Illustration: Binay Sinha
Another fear among many entrepreneurs is whether they can get a higher valuation by listing overseas. I would argue the opposite. The Indian markets are willing to pay very high multiples for well-governed, scalable companies with high returns on capital. Across sectors, be it financials, FMCG, paints, chemicals, automobiles, and classifieds, etc. the most expensive company in the world in the sector is listed in India. Also given their rarity, new business models will get a scarcity premium if listed in India. Unlike the Nasdaq, we do not have hundreds of technology-enabled disruptive business models already listed.
Of course the investor base in India will have to learn how to value these types of businesses. Historically the markets in India have not been efficient in valuing loss-making companies. However, the markets have been good in valuing long-term growth. Just look at the multiples we have on our consumer-facing businesses — 60-75 times earnings is obviously looking at long-term growth potential. There is no other explanation. The institutional investor base in India will learn to handle unit economic positive but currently loss-making business models. The local investor base is very adaptable and focused on global learnings.

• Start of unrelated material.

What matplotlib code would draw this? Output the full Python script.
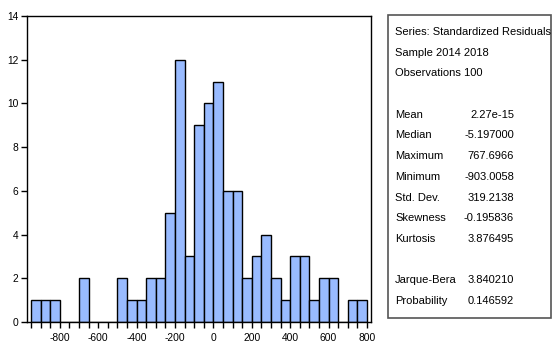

Another point that entrepreneurs will have to keep in mind is the need to attract the right shareholder base, whether in India or globally. One of the biggest competitive advantages that an Amazon or a Netflix had was a shareholder base that gave the management the flexibility to build out their business and not worry about short-term profitability. As long as they could show positive unit economics and cash flows, the shareholder base was willing to let them invest all profits and cash flows to scale the business and not worry about showing immediate profits. Contrast that with, for example, an ATT in the US which has just been forced to spin out Warner Media to compete with Netflix and Disney because its shareholders are focused on immediate profits and dividends. How do you compete with Netflix in streaming when you are not allowed by your shareholders and therefore the board to cut dividends or margin/profit guidance? Your shareholders are not willing to back you to invest and pivot to a new business model of streaming, away from the cable bundle, if it means sacrificing profitability. That is not their mandate. These investors will only value current profits, not potential profits.
When pricing their issues, entrepreneurs must resist the temptation of only focusing on maximising price. Focus on getting the right shareholder base, which will support your growth ambitions and understands the unit economics of the business. They must have a similar time horizon as the entrepreneurs. Your investors must understand and back the tradeoff you as an entrepreneur are making between current profitability and scaling revenues. As you scale, what percentage of incremental margins drops to profits and how much is re-invested is a business decision your investors must be aligned with.
In most cases the selling shareholders are VC/PE investors who will only focus on getting the highest price at any cost. The entrepreneurs are normally not selling, and are the ones staying to run the company after listing. They should focus not just on price but the quality of the shareholder base and the alignment with their own ambitions.
The startup scene is one of the few bright spots in India at the moment. There will be a lot of capital issuance in the space. Entrepreneurs must think through their choices on their listing venue, shareholder base, and valuations carefully.